§ Exercise description:
Could you retype the lines below, starting at the line holding "Generate a Python" and stopping at the line holding "xa.major_label_standoff = 14", inclusive? Copy them exactly and drop the images.

___

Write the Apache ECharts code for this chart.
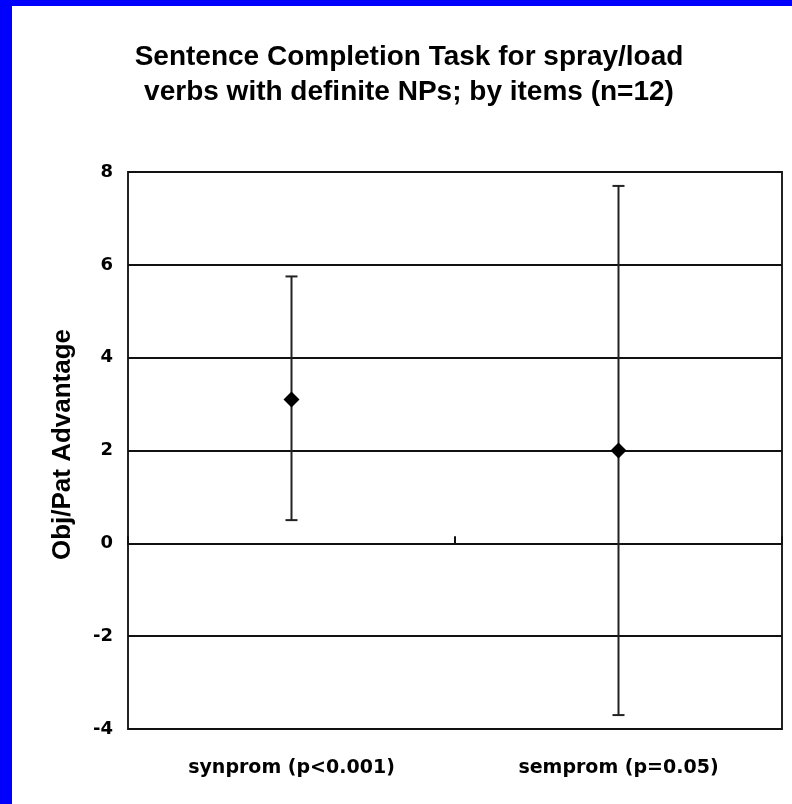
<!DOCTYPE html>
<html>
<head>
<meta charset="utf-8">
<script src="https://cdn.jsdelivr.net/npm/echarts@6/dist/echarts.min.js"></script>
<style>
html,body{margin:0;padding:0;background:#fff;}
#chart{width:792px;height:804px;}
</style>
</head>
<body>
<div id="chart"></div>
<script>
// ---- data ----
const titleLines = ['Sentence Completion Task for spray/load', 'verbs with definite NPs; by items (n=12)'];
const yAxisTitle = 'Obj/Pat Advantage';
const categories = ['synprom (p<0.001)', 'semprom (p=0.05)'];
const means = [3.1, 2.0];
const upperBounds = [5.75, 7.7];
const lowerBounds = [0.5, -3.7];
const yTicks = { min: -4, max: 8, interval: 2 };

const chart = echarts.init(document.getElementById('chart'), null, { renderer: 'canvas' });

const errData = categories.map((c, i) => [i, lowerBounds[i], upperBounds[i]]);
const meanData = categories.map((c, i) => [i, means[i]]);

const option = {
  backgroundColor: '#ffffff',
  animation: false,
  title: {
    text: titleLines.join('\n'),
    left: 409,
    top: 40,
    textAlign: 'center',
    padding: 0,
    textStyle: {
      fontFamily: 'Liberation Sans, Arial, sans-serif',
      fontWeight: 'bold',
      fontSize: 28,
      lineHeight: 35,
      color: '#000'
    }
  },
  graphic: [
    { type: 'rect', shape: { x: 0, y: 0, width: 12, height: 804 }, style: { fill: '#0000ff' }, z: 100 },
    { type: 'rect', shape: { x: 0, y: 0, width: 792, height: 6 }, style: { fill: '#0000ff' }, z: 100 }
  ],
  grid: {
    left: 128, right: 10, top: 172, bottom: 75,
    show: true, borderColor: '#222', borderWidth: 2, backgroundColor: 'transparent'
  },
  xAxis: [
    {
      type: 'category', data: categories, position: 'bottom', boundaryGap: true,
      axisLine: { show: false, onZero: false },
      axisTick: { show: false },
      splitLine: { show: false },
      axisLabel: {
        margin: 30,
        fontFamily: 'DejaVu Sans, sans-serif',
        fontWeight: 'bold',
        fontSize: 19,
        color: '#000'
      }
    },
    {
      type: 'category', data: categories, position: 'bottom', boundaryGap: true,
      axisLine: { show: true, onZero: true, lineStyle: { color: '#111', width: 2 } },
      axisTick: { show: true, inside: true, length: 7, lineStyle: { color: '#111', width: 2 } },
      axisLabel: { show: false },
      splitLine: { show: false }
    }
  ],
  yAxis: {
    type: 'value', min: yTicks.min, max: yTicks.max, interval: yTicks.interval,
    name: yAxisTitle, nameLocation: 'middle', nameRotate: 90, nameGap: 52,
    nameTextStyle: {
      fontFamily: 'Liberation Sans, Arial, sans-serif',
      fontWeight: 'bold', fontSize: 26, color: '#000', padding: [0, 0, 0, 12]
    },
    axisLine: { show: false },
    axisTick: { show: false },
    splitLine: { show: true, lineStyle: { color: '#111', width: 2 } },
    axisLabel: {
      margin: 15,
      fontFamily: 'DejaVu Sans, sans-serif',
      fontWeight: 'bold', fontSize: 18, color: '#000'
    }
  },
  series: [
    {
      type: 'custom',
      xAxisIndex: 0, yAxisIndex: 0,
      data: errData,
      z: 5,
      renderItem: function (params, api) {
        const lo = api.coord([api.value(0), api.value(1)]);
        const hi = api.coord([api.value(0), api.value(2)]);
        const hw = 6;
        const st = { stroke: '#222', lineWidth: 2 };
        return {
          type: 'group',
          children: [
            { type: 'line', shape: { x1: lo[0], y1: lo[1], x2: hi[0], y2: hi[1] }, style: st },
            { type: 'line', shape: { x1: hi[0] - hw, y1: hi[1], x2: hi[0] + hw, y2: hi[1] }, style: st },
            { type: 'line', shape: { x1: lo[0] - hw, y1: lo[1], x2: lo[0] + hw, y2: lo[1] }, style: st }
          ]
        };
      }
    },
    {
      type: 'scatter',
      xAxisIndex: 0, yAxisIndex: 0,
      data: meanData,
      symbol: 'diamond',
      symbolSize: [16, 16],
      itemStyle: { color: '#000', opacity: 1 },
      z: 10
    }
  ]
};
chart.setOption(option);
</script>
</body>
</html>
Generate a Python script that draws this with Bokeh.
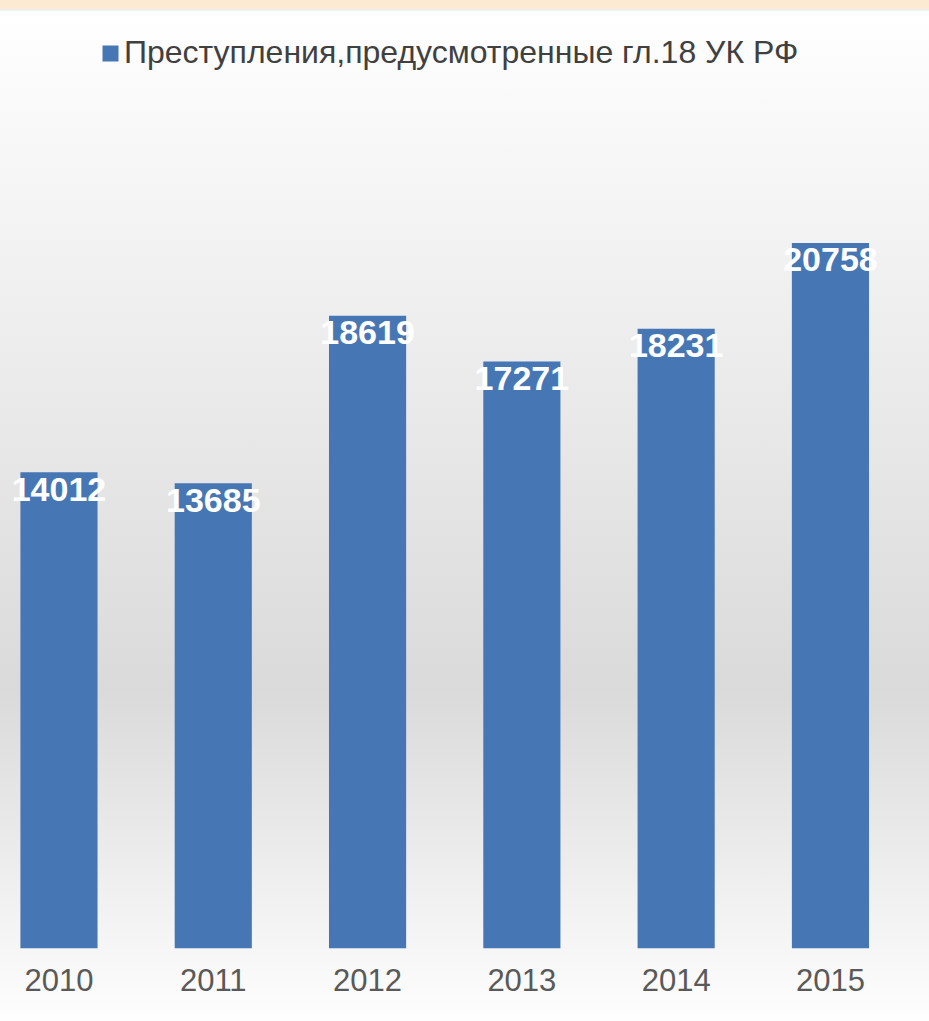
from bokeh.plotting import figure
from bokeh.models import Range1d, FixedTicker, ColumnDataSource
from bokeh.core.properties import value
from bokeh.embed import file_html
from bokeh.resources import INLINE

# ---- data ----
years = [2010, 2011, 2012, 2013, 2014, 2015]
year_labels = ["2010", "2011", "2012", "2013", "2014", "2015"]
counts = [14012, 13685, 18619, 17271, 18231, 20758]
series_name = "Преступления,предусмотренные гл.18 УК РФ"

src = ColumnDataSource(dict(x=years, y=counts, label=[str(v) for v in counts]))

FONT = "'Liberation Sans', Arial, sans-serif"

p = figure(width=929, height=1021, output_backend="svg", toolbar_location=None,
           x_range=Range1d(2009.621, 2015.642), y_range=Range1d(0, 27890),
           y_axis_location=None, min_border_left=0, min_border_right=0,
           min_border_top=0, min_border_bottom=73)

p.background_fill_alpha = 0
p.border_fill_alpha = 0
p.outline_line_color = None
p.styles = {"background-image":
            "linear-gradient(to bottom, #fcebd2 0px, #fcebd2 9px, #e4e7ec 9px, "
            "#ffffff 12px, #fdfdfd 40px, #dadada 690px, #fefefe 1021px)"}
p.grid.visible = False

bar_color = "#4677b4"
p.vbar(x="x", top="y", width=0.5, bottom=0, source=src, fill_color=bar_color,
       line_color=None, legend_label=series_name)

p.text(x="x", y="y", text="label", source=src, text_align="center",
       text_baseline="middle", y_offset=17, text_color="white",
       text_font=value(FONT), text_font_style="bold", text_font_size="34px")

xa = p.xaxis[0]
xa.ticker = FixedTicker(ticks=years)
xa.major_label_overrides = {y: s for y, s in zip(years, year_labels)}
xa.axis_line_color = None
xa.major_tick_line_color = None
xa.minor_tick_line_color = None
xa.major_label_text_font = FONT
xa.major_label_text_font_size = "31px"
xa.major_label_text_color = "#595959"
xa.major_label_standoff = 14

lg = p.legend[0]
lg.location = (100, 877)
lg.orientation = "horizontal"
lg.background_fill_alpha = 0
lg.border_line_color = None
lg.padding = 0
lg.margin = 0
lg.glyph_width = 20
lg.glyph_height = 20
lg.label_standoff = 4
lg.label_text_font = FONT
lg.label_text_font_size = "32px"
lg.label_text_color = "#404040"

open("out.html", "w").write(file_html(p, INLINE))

___

§ Response to this task:
Generate a Python script that draws this with Bokeh.
from bokeh.plotting import figure
from bokeh.models import Range1d, FixedTicker, ColumnDataSource
from bokeh.core.properties import value
from bokeh.embed import file_html
from bokeh.resources import INLINE

# ---- data ----
years = [2010, 2011, 2012, 2013, 2014, 2015]
year_labels = ["2010", "2011", "2012", "2013", "2014", "2015"]
counts = [14012, 13685, 18619, 17271, 18231, 20758]
series_name = "Преступления,предусмотренные гл.18 УК РФ"

src = ColumnDataSource(dict(x=years, y=counts, label=[str(v) for v in counts]))

FONT = "'Liberation Sans', Arial, sans-serif"

p = figure(width=929, height=1021, output_backend="svg", toolbar_location=None,
           x_range=Range1d(2009.621, 2015.642), y_range=Range1d(0, 27890),
           y_axis_location=None, min_border_left=0, min_border_right=0,
           min_border_top=0, min_border_bottom=73)

p.background_fill_alpha = 0
p.border_fill_alpha = 0
p.outline_line_color = None
p.styles = {"background-image":
            "linear-gradient(to bottom, #fcebd2 0px, #fcebd2 9px, #e4e7ec 9px, "
            "#ffffff 12px, #fdfdfd 40px, #dadada 690px, #fefefe 1021px)"}
p.grid.visible = False

bar_color = "#4677b4"
p.vbar(x="x", top="y", width=0.5, bottom=0, source=src, fill_color=bar_color,
       line_color=None, legend_label=series_name)

p.text(x="x", y="y", text="label", source=src, text_align="center",
       text_baseline="middle", y_offset=17, text_color="white",
       text_font=value(FONT), text_font_style="bold", text_font_size="34px")

xa = p.xaxis[0]
xa.ticker = FixedTicker(ticks=years)
xa.major_label_overrides = {y: s for y, s in zip(years, year_labels)}
xa.axis_line_color = None
xa.major_tick_line_color = None
xa.minor_tick_line_color = None
xa.major_label_text_font = FONT
xa.major_label_text_font_size = "31px"
xa.major_label_text_color = "#595959"
xa.major_label_standoff = 14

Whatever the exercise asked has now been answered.